05 fevereiro 2013

A Trincheira da Anita, um modelo falido

Rua Anita Garibaldi  (AGAPAN/ Nessa)



Assistimos a um surto de obras em Porto Alegre, entre elas a denominada Trincheira da Anita, que projeta a escavação da rua Anita Garibaldi, plantando um viaduto em seu cruzamento com a avenida Carlos Gomes, com o alçamento de paredões de concreto em ambos os lados da via e,  dali, extirpando 240 árvores de médio e grande porte. Obra com dotação orçamentária original de 10 milhões de reais, já revistos e suplementados para 16 milhões. Verbas da Copa.

Os moradores da rua manifestam-se contrários, no que têm o resoluto apoio da Agapan. Nos dias de hoje, todos já vimos quem tende a ganhar e a perder com obras de gigaeventos, como os jogos Pan-Americanos do Rio de Janeiro e agora essa Copa do Mundo. Temos também uma vaga noção de como ganham. É ainda difícil ao cidadão comum o acesso aos complexos detalhes técnicos e aos costumes que regem o fluxo das enormes somas disponibilizadas.

Essa obra, em particular, tem como justificativa melhorar o trânsito de veículos nas ruas de Porto Alegre, mais e mais congestionadas pelo crescimento diário do número de automóveis. 
Por enquanto, apenas o poder público tem convicção de sua necessidade e utilidade, já que a sociedade, tendo à frente os moradores, foi sistematicamente ignorada na tentativa de sua discussão, só obtendo atenção após a ocupação da rua, acampando na frente das máquinas.
Aliás, estima-se hoje que 70% dos automóveis em circulação diária na cidade levam apenas o motorista. Uma tonelada, no mínimo, para transportar 70 kg. Convenhamos, em termos energéticos, coisa do século XIX.
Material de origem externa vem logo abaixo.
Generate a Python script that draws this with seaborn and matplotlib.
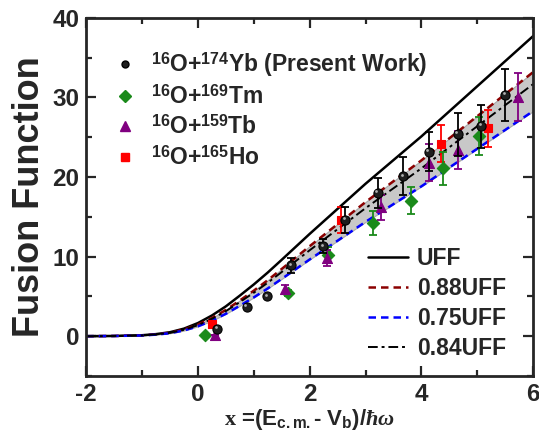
import numpy as np
import pandas as pd
import matplotlib
matplotlib.use("Agg")
import matplotlib.pyplot as plt
import seaborn as sns
from matplotlib.ticker import MultipleLocator
from matplotlib.lines import Line2D

# ---- theory curve (UFF values) ----
uff_x = [-2, -1.5, -1, -0.75, -0.5, -0.25, 0, 0.25, 0.5, 0.75, 1, 1.25, 1.5, 2, 3, 4, 5, 6]
uff_y = [0.0, 0.03, 0.12, 0.26, 0.5, 0.95, 1.65, 2.6, 3.75, 5.1, 6.5, 8.0, 9.6,
         12.85, 19.15, 25.1, 31.4, 37.7]
scale_labels = ["UFF", "0.88UFF", "0.75UFF", "0.84UFF"]
scale_factors = [1.0, 0.88, 0.75, 0.84]

# ---- data ----
yb_x = [0.34, 0.87, 1.24, 1.67, 2.24, 2.64, 3.22, 3.67, 4.13, 4.65, 5.07, 5.50]
yb_y = [0.96, 3.7, 5.0, 8.9, 11.3, 14.6, 18.0, 20.1, 23.2, 25.4, 26.4, 30.3]
yb_e = [0.0, 0.0, 0.0, 0.9, 0.9, 1.6, 1.9, 2.4, 2.5, 2.7, 2.7, 3.3]

tm_x = [0.12, 1.62, 2.32, 3.13, 3.81, 4.38, 5.03]
tm_y = [0.1, 5.4, 10.25, 14.2, 17.0, 21.1, 25.2]
tm_e = [0.0, 0.4, 1.0, 1.5, 1.7, 2.1, 2.4]

tb_x = [0.31, 1.56, 2.31, 3.27, 4.14, 4.65, 5.73]
tb_y = [0.1, 5.9, 9.8, 16.2, 21.8, 23.4, 30.1]
tb_e = [0.0, 0.5, 1.0, 1.6, 2.3, 2.4, 3.0]

ho_x = [0.25, 2.57, 4.35, 5.20]
ho_y = [1.5, 14.6, 24.2, 26.1]
ho_e = [0.0, 1.6, 2.3, 2.3]

series_labels = [r"$^{\mathrm{16}}$O+$^{\mathrm{174}}$Yb (Present Work)",
                 r"$^{\mathrm{16}}$O+$^{\mathrm{169}}$Tm",
                 r"$^{\mathrm{16}}$O+$^{\mathrm{159}}$Tb",
                 r"$^{\mathrm{16}}$O+$^{\mathrm{165}}$Ho"]

sns.set_theme(style="ticks")
plt.rcParams['font.family'] = ['Liberation Sans', 'DejaVu Sans']
plt.rcParams['font.weight'] = 'bold'
plt.rcParams['axes.unicode_minus'] = False
plt.rcParams['mathtext.fontset'] = 'custom'
plt.rcParams['mathtext.rm'] = 'Liberation Sans:bold'
plt.rcParams['mathtext.bf'] = 'Liberation Serif:bold'
plt.rcParams['mathtext.it'] = 'Liberation Serif:bold:italic'

fig = plt.figure(figsize=(5.39, 4.46), dpi=100)
ax = fig.add_axes([0.160, 0.157, 0.829, 0.803])

ux = np.array(uff_x)
uy = np.array(uff_y)
curves = pd.DataFrame({"x": np.tile(ux, 4),
                       "y": np.concatenate([uy * f for f in scale_factors]),
                       "curve": np.repeat(scale_labels, len(ux))})

# shaded band between 0.75UFF and 0.88UFF
ax.fill_between(ux, uy * 0.75, uy * 0.88, color="#c8c8c8", edgecolor="#a8a8a8", lw=0.8, zorder=1)

styles = {"UFF": dict(color="black", ls="-", lw=1.8),
          "0.88UFF": dict(color="#8b0000", ls=(0, (3, 2)), lw=1.8),
          "0.75UFF": dict(color="#0000ff", ls=(0, (3, 2)), lw=1.8),
          "0.84UFF": dict(color="black", ls=(0, (5, 2, 1.5, 2)), lw=1.4)}
line_handles = []
for lab in scale_labels:
    sub = curves[curves.curve == lab]
    sns.lineplot(data=sub, x="x", y="y", ax=ax, zorder=2, legend=False, **styles[lab])
    line_handles.append(Line2D([], [], **styles[lab]))

sets = [(yb_x, yb_y, yb_e, "o", "#1e1e1e", "black", "black", 6.6, 5.0),
        (tm_x, tm_y, tm_e, "D", "#1a8a1a", "#1a8a1a", "#1a8a1a", 6.3, 6.3),
        (tb_x, tb_y, tb_e, "^", "#800080", "#800080", "#800080", 7.2, 6.8),
        (ho_x, ho_y, ho_e, "s", "#ff0000", "#ff0000", "#ff0000", 6.0, 5.2)]
order_z = [6, 4, 5, 3]
pt_handles = []
for (xs, ys, es, m, fc, ec, ecol, ms, lms), z in zip(sets, order_z):
    df = pd.DataFrame({"x": xs, "y": ys, "e": es})
    ax.errorbar(df.x, df.y, yerr=df.e, fmt="none", ecolor=ecol, elinewidth=1.3,
                capsize=2.8, capthick=1.3, zorder=z)
    sns.scatterplot(data=df, x="x", y="y", marker=m, s=ms ** 2, color=fc,
                    edgecolor=ec, linewidth=0.8, ax=ax, zorder=z + 0.5, legend=False)
    if m == "o":
        ax.scatter(df.x - 0.025, df.y + 0.2, s=4, color="#b0b0b0", zorder=z + 0.6, lw=0)
    pt_handles.append(Line2D([], [], marker=m, ls="none", color=fc, mec=ec, ms=lms))

ax.set_xlim(-2, 6)
ax.set_ylim(-5, 40)
ax.xaxis.set_major_locator(MultipleLocator(2))
ax.xaxis.set_minor_locator(MultipleLocator(1))
ax.yaxis.set_minor_locator(MultipleLocator(5))
ax.set_yticks([0, 10, 20, 30, 40])
ax.tick_params(which="both", direction="in", top=True, right=True, width=1.6)
ax.tick_params(which="major", length=7, labelsize=17.5, pad=5)
ax.tick_params(which="minor", length=4)
for lab in ax.get_xticklabels() + ax.get_yticklabels():
    lab.set_fontweight("bold")
for sp in ax.spines.values():
    sp.set_linewidth(2)

ax.set_ylabel("Fusion Function", fontsize=26, fontweight="bold", labelpad=4)
ax.set_xlabel(r"$\mathbf{x}$ =(E$_{\mathrm{c.m.}}$- V$_{\mathrm{b}}$)/$\hbar\omega$", fontsize=16,
              fontweight="bold", labelpad=1)

leg1 = ax.legend(pt_handles, series_labels, loc="upper left", bbox_to_anchor=(0.056, 0.91),
                 frameon=False, handletextpad=0.55, labelspacing=0.28, borderpad=0,
                 borderaxespad=0, handlelength=1.2, prop={"weight": "bold", "size": 16.5})
ax.add_artist(leg1)
ax.legend(line_handles, scale_labels, loc="lower left", bbox_to_anchor=(0.63, 0.045),
          frameon=False, prop={"weight": "bold", "size": 16.5}, handlelength=1.75,
          labelspacing=0.3, handletextpad=0.4, borderpad=0, borderaxespad=0)

fig.savefig("out.png", dpi=100)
Com os avanços tecnológicos de nossos dias, como a nossa sociedade não enxerga essa escancarada realidade? Ou melhor, por que não enxergamos essa escancarada realidade? Como nos conformamos com as condições viárias de Porto Alegre, que todos conhecemos? Como podemos acreditar que a solução disso tudo está em mais e mais obras, que, construídas com inestimáveis custos ambientais e sociais e enormes aportes financeiros, inauguram-se já desatualizadas? Posta a nova via em funcionamento, a resposta é sempre a mesma: ficou ruim, mas sem ela seria pior. Verdade ou não, optamos por aceitar a piora com otimismo.

Enquanto isso, capitais como Amsterdam gozam de outro problema, a falta de espaço para estacionar... bicicletas, para cuja solução vêm testando algumas tecnologias. Enquanto isso, nós, imbecilizados no interior de uma brilhante carcaça, com som e ar condicionado, levamos 10 minutos, ou mais, para andar 100 metros. Não importa, ela brilha, ela nos protege e nos diferencia. Ela nos dá, sobretudo, identidade! Imbecilizados, eu disse.

Não estamos sozinhos em Porto Alegre. O Planeta Terra funciona assim.  Zilhões de tonéis de petróleo refinados para gerar gasolina, fazendo de cada um de nós o feliz contemplado com parte da responsabilidade no lançamento de toneladas de Carbono na atmosfera. Aquecimento global, alguém lembra?

Árvores marcadas para morrer . (AGAPAN/Nessa)
Nós, da Agapan, apoiamos a luta dos moradores da Rua Anita Garibaldi por entendermos que esse modelo destruidor de vegetação e vida e gerador de concreto, com seus valores falidos e recursos desperdiçados, está errado.

Trabalhamos por uma sociedade atuante e informada, que se mobilize e também escolha representantes e administradores realmente comprometidos com a manutenção de um meio ambiente equilibrado e saudável, que se posicionem claramente contra esse atual modelo de hiperconsumo, que incentivem investimentos na pesquisa de novas tecnologias para dotação de um transporte público que constitua, realmente, alternativa ao automóvel individual. 
Representantes que exijam nada menos que isso, não só das empresas permissionárias, mas também das demais instâncias de governo, que incentivem o uso de transportes alternativos, que proponham uma mudança cultural, dizendo que, daqui por diante, nossa cidade vai preservar cada centímetro de sua vegetação, e que, em suma, vai rejeitar esse modelo perverso e já insuportável.